My plan for today was to post about the new Nick Heller novel: House on Fire by Joseph Finder. But one thing led to another, and . . . well, that just didn’t happen (and I’m not sure when it will). Instead, I’ll be revisiting my posts about the first three in this thriller series. The next two will follow soon.
by Joseph Finder
Series: Nick Heller, #1
Hardcover, 384 pg.
St. Martin’s Press, 2009
Read: April 7 – 8, 2015
I lost sleep over this one. Literally. I had to force myself to put this thing down so I could get a little shut-eye. Which wasn’t easy. After about 70 pages or so, I realized two things very clearly: I was hooked on this book and was going to have to get the next one in the series very soon. Neither feeling went away.
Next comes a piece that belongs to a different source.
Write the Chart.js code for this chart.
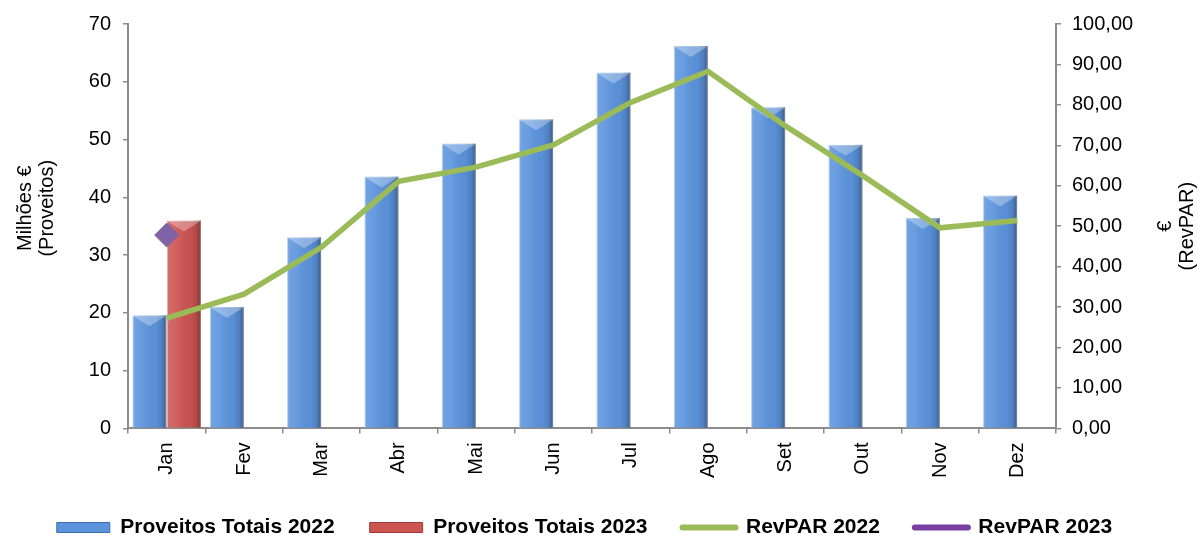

Last year, when I read FaceOff, the Jack Reacher/Nick Heller story was probably my favorite, so when I found myself wandering the library last week, with every thing on my “to get list” unavailable, I figured I’d finally give a full-length Heller story a try. Clearly, one of the better moves I’ve made.
Nick Heller is former Army Special Ops, turned corporate espionage hotshot. His estranged brother, Roger, is abducted (at best) leaving an injured wife behind. His nephew, Gabe, freaks out and calls his uncle for help, not willing to trust the police. So Nick, with “a very particular set of skills,” starts looking for his brother.
Heller’s similar to Reacher, but has more of a cerebral approach to things. I’m not sure that’s necessarily fair, maybe it’s that he takes a less direct approach to Reacher’s bull in a china shop approach. That’s not quite it, either. There’s something similar, yet very distinctive about their approaches. It’s more than just the fact that Heller has money and resources (and friends and family . . . ), while Reacher has a fresh set of clothes, a new toothbrush and whatever weapon he can take off a foe. Heller definitely has a better sense of humor — and a cell phone, maybe that’s it.
Heller definitely has to work — suffers some real investigative setbacks, is flat-out wrong on several fronts, blunders a bit, and has to go through some real emotional hardship. Making him human enough to really engage the reader (in a way that Reacher never can — not that I want to keep comparing the two).
Well paced, intelligent, some cool spycraft, some good fight scenes and a lot less gunplay than you’d expect — this is a thriller well worth your time.